Methodology
19 May 2026
What Cauta shows you
Cauta is an informational map that helps travelers understand neighborhood-level safety patterns in Mexico City. The city is divided into 847 small areas — called cuadrantes, the same units used by local police — and each one is colored from very low (green) to very high (deep red) risk. Tap any area to see a short safety brief written specifically for it.
Where the data comes from
Our risk scores are built from publicly available crime statistics from the Secretaría de Seguridad Ciudadana de la Ciudad de México (SSP CDMX), the city's public safety authority. The data is aggregated at the cuadrante level and covers reported incidents over recent months. We combine these counts with population estimates to produce normalized rates. We do not use private data, surveillance feeds, or third-party tracking.
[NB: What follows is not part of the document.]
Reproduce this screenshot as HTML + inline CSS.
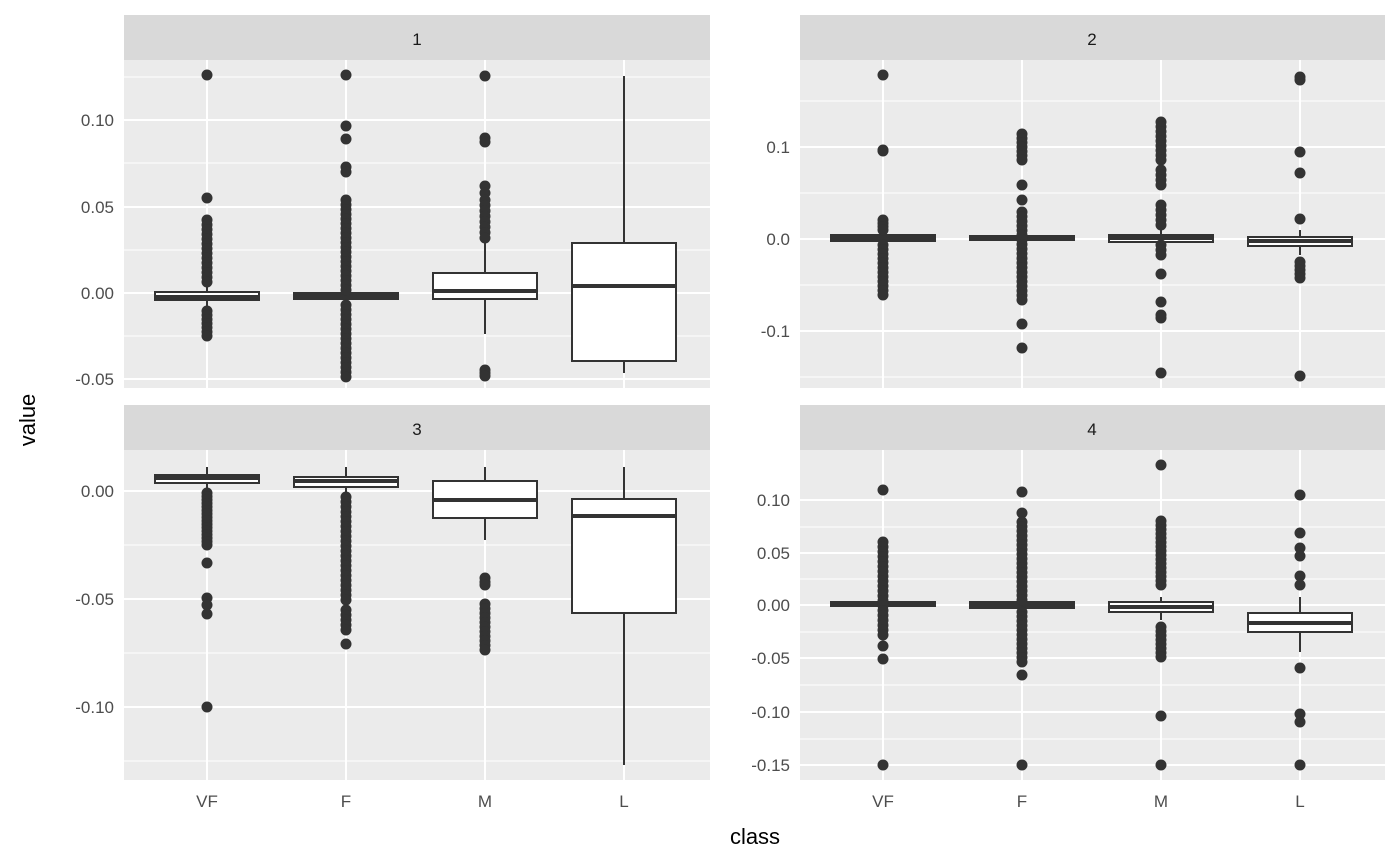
<!DOCTYPE html>
<html><head><meta charset="utf-8"><style>body{margin:0;background:#fff}svg{display:block}text{font-family:"Liberation Sans","DejaVu Sans",sans-serif}</style></head>
<body>
<svg id="s" width="1400" height="866" xmlns="http://www.w3.org/2000/svg">
<rect width="1400" height="866" fill="#fff"/>
<g id="panels"></g>
<g font-size="17" fill="#4d4d4d" text-anchor="end">
<text x="114" y="126">0.10</text><text x="114" y="213">0.05</text><text x="114" y="299">0.00</text><text x="114" y="385">-0.05</text>
<text x="790" y="153">0.1</text><text x="790" y="245">0.0</text><text x="790" y="337">-0.1</text>
<text x="114" y="497">0.00</text><text x="114" y="605">-0.05</text><text x="114" y="713">-0.10</text>
<text x="790" y="506">0.10</text><text x="790" y="559">0.05</text><text x="790" y="611">0.00</text><text x="790" y="664">-0.05</text><text x="790" y="718">-0.10</text><text x="790" y="771">-0.15</text>
</g>
<g font-size="17" fill="#4d4d4d" text-anchor="middle">
<text x="207" y="807">VF</text><text x="346" y="807">F</text><text x="485" y="807">M</text><text x="624" y="807">L</text>
<text x="883" y="807">VF</text><text x="1022" y="807">F</text><text x="1161" y="807">M</text><text x="1300" y="807">L</text>
</g>
<g font-size="17" fill="#1a1a1a" text-anchor="middle">
<text x="417" y="45">1</text><text x="1092" y="45">2</text><text x="417" y="435">3</text><text x="1092" y="435">4</text>
</g>
<text x="755" y="844" font-size="22" text-anchor="middle" fill="#000">class</text>
<text transform="translate(35,420) rotate(-90)" font-size="22" text-anchor="middle" fill="#000">value</text>
</svg>
<script>
var NS="http://www.w3.org/2000/svg",G=document.getElementById("panels");
function el(t,a){var e=document.createElementNS(NS,t);for(var k in a)e.setAttribute(k,a[k]);G.appendChild(e);return e;}
function range(a,b,n){var r=[];for(var i=0;i<n;i++)r.push(a+(b-a)*i/(n-1));return r;}
var panels=[
{x0:124,x1:710,y0:60,y1:388,st:15,xs:[207,346,485,624],maj:[120,207,293,379],min:[77,163,250,336],
 b:[[270,292,297,300,318,[75,198].concat(range(220,282,14),range(311,336,7))],
    [272,293,296,299,320,[75,126,139,167,172].concat(range(200,290,20),range(305,377,16))],
    [240,273,291,299,334,[76,138,142,186,193].concat(range(200,238,8),[370,373,376])],
    [76,243,286,361,373,[]]]},
{x0:800,x1:1385,y0:60,y1:388,st:15,xs:[883,1022,1161,1300],maj:[147,239,331],min:[101,193,285,377],
 b:[[225,235,238,241,248,[75,150,151].concat(range(220,230,4),range(245,295,12))],
    [225,236,238,240,250,range(134,160,7).concat([185,200],range(212,300,20),[324,348])],
    [226,235,238,242,250,range(122,160,9).concat(range(170,185,4),range(205,225,5),range(245,255,3),[274,302,315,318,373])],
    [230,237,241,246,255,[77,80,152,173,219].concat(range(262,278,5),[376])]]},
{x0:124,x1:710,y0:450,y1:780,st:405,xs:[207,346,485,624],maj:[491,599,707],min:[545,653,761],
 b:[[467,475,478,483,490,range(493,545,16).concat([563,598,605,614,707])],
    [467,477,481,487,495,range(497,600,22).concat(range(610,630,5),[644])],
    [467,481,500,518,540,[578,582,585].concat(range(604,650,11))],
    [467,499,516,613,765,[]]]},
{x0:800,x1:1385,y0:450,y1:780,st:405,xs:[883,1022,1161,1300],maj:[500,553,605,658,712,765],min:[527,579,632,685,739],
 b:[[597,602,604,606,612,[490].concat(range(542,635,20),[646,659,765])],
    [597,602,605,608,614,[492,513].concat(range(522,600,18),range(612,662,12),[675,765])],
    [597,602,607,612,620,[465].concat(range(521,585,16),range(627,657,8),[716,765])],
    [597,613,623,632,652,[495,533,548,556,576,585,668,714,722,765]]]}
];
panels.forEach(function(p){
 el("rect",{x:p.x0,y:p.st,width:p.x1-p.x0,height:p.y0-p.st,fill:"#d9d9d9"});
 el("rect",{x:p.x0,y:p.y0,width:p.x1-p.x0,height:p.y1-p.y0,fill:"#ebebeb"});
 p.min.forEach(function(y){el("line",{x1:p.x0,x2:p.x1,y1:y,y2:y,stroke:"#fff","stroke-width":1});});
 p.maj.forEach(function(y){el("line",{x1:p.x0,x2:p.x1,y1:y,y2:y,stroke:"#fff","stroke-width":2});});
 p.xs.forEach(function(x){el("line",{x1:x,x2:x,y1:p.y0,y2:p.y1,stroke:"#fff","stroke-width":2});});
 p.b.forEach(function(b,i){var x=p.xs[i];
  el("line",{x1:x,x2:x,y1:b[0],y2:b[4],stroke:"#333","stroke-width":2});
  el("rect",{x:x-52,y:b[1],width:104,height:b[3]-b[1],fill:"#fff",stroke:"#333","stroke-width":2});
  el("line",{x1:x-52,x2:x+52,y1:b[2],y2:b[2],stroke:"#333","stroke-width":4});
  b[5].forEach(function(y){el("circle",{cx:x,cy:y,r:5.5,fill:"#333"});});
 });
});
</script>
</body></html>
How the risk score is calculated
Each area receives a 0–100 score that blends recent incident frequency, severity (violent vs. non-violent), and how fresh the data is. We then group the 847 areas into five bands — very low, low, medium, high, and very high — to make the map easier to read. The score is a relative ranking across the city: a 70 in one area means the recent picture there has been notably worse than in lower-scored areas, not that something is guaranteed to happen.
What "Recent trend" means
Each neighborhood brief includes a trend indicator: improving, stable, or worsening. This compares the most recent reporting period to the period before it. For areas with very little data, we show "insufficient data" instead — a small number of incidents can swing a percentage dramatically without meaning much.
What the AI insights are
The neighborhood briefs you see on the map are generated by an AI model (Claude, by Anthropic) using the same public crime data as the risk score. We've designed the prompts to be conservative and practical — closer in tone to a thoughtful guidebook than to a news headline. The model summarizes what's in the data and offers general practical tips. It doesn't predict crime, doesn't name individuals, and doesn't make specific claims about specific streets unless those streets appear in the underlying data.
What we don't do
We do not predict the future. We do not track individual users or share location data. We do not claim our scores replace local advice, official channels, or your own judgment. We do not partner with law enforcement or any FIFA event organization. Cauta is informational only and is not a substitute for emergency services — in an emergency in Mexico, call 911.
How often data is updated
Source data is refreshed on a regular schedule and the displayed scores update accordingly. Each area card shows when its underlying data was last refreshed.